Start of Records provided
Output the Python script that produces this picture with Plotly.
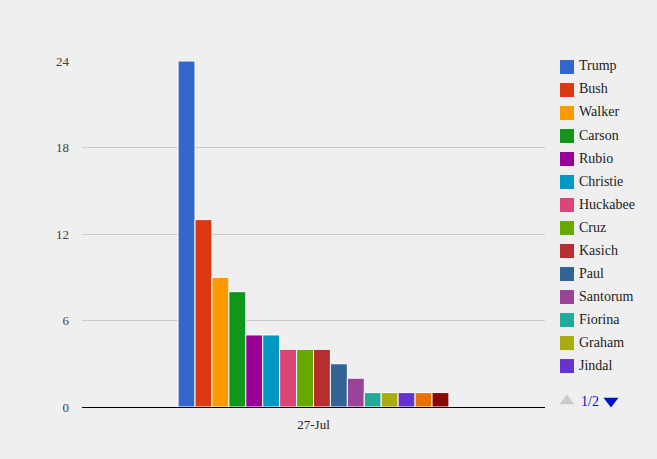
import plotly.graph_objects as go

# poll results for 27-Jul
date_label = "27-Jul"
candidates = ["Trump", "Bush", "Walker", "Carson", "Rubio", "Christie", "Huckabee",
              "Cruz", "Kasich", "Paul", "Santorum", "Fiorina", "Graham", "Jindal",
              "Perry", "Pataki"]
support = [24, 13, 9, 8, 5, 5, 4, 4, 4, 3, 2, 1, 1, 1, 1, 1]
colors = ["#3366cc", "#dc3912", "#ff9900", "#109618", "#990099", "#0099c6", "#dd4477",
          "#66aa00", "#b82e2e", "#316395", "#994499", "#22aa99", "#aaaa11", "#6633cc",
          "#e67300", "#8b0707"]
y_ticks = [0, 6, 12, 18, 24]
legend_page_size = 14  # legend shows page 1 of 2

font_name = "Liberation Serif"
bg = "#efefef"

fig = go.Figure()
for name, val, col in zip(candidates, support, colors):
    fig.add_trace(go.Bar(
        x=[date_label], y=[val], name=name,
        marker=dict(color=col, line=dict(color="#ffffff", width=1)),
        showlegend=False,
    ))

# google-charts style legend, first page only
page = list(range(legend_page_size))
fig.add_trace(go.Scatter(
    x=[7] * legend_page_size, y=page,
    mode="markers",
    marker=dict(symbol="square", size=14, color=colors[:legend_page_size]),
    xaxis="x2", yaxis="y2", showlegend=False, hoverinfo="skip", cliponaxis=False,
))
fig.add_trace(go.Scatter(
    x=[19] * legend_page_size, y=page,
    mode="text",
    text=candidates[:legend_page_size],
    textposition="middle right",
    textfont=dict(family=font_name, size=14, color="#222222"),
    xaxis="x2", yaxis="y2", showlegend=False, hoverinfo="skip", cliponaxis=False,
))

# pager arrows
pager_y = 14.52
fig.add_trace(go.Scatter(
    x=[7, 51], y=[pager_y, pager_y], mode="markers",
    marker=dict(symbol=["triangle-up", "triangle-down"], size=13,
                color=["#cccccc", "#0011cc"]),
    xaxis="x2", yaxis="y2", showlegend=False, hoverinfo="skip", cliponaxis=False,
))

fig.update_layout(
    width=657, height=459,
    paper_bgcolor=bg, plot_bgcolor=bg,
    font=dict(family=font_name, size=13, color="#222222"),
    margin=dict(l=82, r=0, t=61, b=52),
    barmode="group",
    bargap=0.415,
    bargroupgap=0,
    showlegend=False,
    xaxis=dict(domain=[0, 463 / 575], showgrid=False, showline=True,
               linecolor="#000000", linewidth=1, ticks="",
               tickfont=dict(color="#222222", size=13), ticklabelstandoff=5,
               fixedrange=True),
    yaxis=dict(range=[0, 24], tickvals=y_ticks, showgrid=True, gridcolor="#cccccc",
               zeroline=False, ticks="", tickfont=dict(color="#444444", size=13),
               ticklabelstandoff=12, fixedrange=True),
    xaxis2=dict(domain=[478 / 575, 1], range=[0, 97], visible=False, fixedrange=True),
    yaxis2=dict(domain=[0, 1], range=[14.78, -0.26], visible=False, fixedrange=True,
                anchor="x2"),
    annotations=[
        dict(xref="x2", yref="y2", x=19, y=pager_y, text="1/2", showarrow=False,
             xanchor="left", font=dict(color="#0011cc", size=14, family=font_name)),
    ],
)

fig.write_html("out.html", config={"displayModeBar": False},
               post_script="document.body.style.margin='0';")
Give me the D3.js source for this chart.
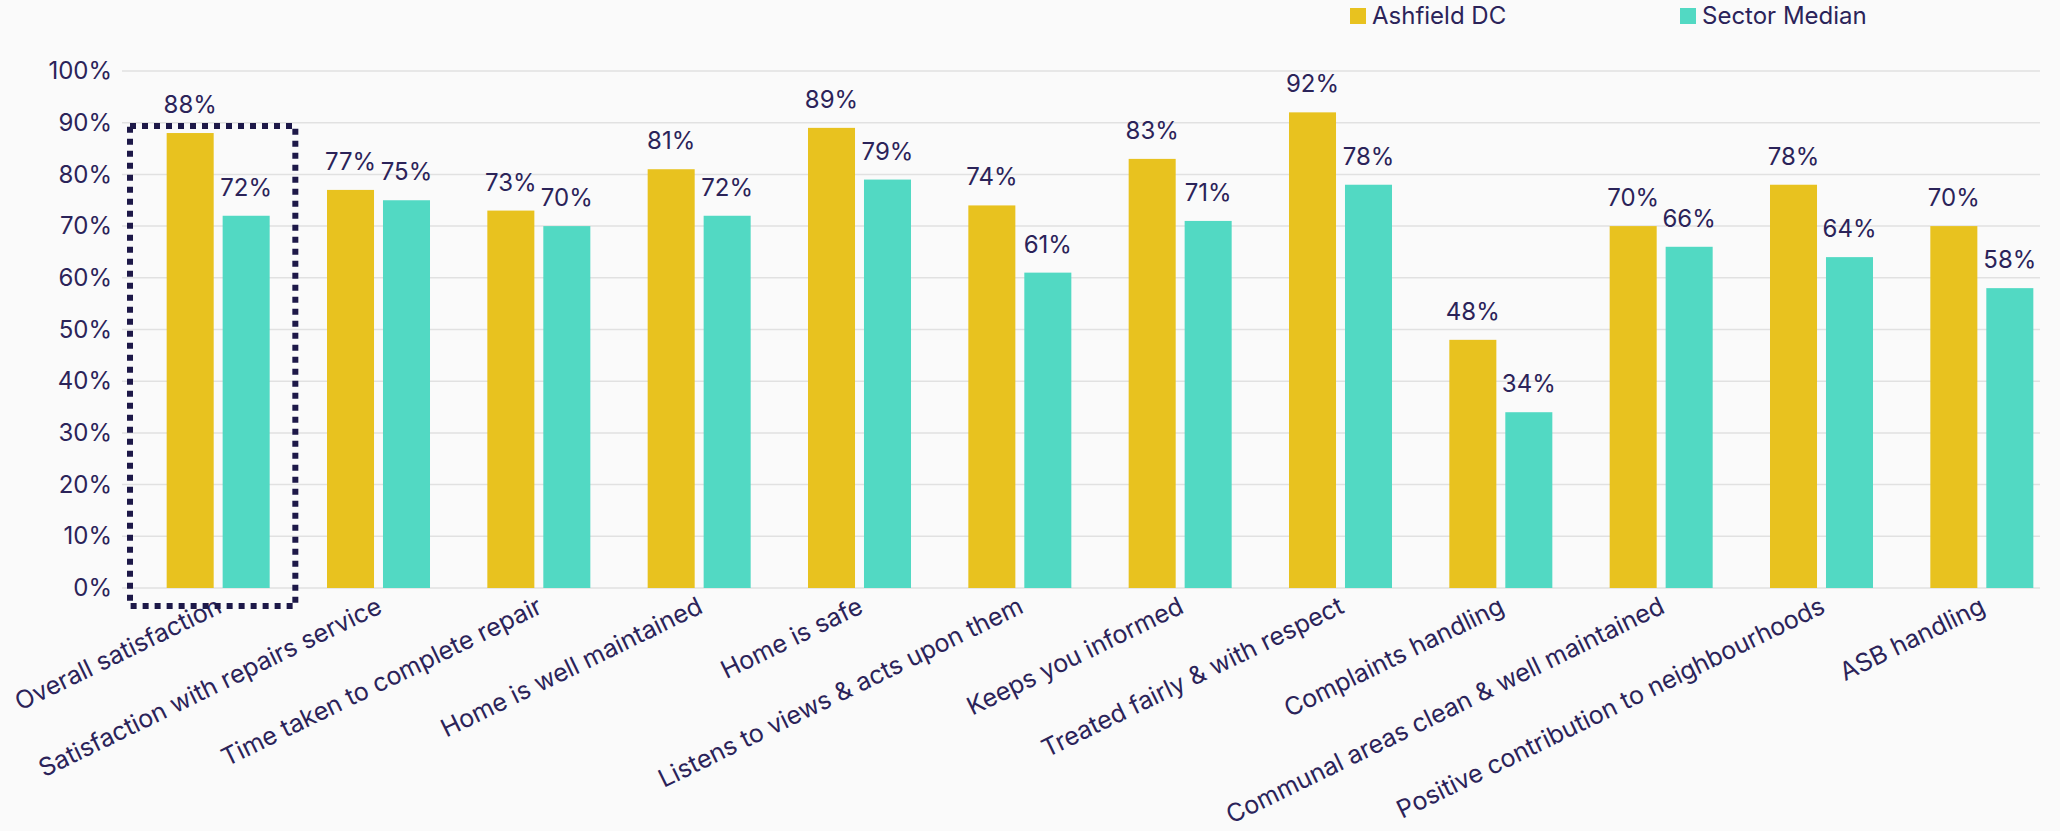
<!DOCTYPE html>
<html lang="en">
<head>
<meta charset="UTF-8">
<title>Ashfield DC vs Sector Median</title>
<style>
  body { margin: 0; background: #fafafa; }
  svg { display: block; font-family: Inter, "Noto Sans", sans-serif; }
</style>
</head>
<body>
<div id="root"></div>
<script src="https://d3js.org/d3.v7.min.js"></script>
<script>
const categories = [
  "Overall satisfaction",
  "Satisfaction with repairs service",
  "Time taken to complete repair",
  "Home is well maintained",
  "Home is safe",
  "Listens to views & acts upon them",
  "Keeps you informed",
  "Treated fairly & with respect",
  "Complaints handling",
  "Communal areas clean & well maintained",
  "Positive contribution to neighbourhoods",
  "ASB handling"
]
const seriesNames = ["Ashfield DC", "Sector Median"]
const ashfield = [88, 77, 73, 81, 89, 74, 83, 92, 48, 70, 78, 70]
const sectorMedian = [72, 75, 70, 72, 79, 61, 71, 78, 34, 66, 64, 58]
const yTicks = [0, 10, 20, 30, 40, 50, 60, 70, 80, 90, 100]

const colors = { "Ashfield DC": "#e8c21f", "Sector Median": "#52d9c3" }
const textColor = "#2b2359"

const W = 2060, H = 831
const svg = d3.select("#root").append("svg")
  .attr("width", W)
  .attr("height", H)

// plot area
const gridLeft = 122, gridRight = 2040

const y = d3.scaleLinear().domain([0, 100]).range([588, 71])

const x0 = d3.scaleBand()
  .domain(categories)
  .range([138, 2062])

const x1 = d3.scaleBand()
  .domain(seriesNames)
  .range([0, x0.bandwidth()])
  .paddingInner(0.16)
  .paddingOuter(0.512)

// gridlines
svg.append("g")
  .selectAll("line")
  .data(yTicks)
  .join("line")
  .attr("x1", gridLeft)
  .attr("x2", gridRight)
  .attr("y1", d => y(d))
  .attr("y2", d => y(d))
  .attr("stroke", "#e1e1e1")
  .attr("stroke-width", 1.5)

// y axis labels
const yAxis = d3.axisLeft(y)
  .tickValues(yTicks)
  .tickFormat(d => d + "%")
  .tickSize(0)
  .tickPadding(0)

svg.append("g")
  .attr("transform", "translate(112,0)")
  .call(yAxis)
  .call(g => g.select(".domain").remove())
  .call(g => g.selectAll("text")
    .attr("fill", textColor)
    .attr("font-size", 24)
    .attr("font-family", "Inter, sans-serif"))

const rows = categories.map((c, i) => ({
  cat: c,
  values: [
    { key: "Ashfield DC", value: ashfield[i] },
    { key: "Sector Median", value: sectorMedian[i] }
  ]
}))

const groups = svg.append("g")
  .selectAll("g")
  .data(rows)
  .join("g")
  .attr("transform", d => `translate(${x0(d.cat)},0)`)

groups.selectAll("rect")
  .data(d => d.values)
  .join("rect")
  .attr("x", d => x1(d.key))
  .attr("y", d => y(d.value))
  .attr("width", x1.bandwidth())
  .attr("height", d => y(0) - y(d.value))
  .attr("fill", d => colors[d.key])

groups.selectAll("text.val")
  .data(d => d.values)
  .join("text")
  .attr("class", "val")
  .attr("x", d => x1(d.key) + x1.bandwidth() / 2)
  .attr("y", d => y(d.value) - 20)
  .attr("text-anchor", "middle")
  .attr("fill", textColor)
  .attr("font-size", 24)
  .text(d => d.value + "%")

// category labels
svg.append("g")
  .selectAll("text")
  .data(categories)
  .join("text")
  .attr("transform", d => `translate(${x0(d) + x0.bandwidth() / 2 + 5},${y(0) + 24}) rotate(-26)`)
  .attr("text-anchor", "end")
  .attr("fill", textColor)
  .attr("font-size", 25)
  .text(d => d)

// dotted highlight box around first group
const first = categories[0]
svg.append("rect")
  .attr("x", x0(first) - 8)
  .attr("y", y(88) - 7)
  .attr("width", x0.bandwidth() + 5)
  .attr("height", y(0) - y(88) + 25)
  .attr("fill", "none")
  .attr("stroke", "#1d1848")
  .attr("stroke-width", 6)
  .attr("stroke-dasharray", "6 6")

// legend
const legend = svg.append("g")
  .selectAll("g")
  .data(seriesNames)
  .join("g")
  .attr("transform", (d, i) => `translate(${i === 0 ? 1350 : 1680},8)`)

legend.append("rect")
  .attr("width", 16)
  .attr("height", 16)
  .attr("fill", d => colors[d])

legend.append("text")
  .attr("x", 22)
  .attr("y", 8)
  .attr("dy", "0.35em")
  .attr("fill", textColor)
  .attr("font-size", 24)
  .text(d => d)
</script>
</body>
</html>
End of Records provided
### What you have to do
Transcribe, from the records above, the first line and every line after it up to and including the line with "import plotly.graph_objects as go"; omit pictures.

### Solution
Output the Python script that produces this picture with Plotly.
import plotly.graph_objects as go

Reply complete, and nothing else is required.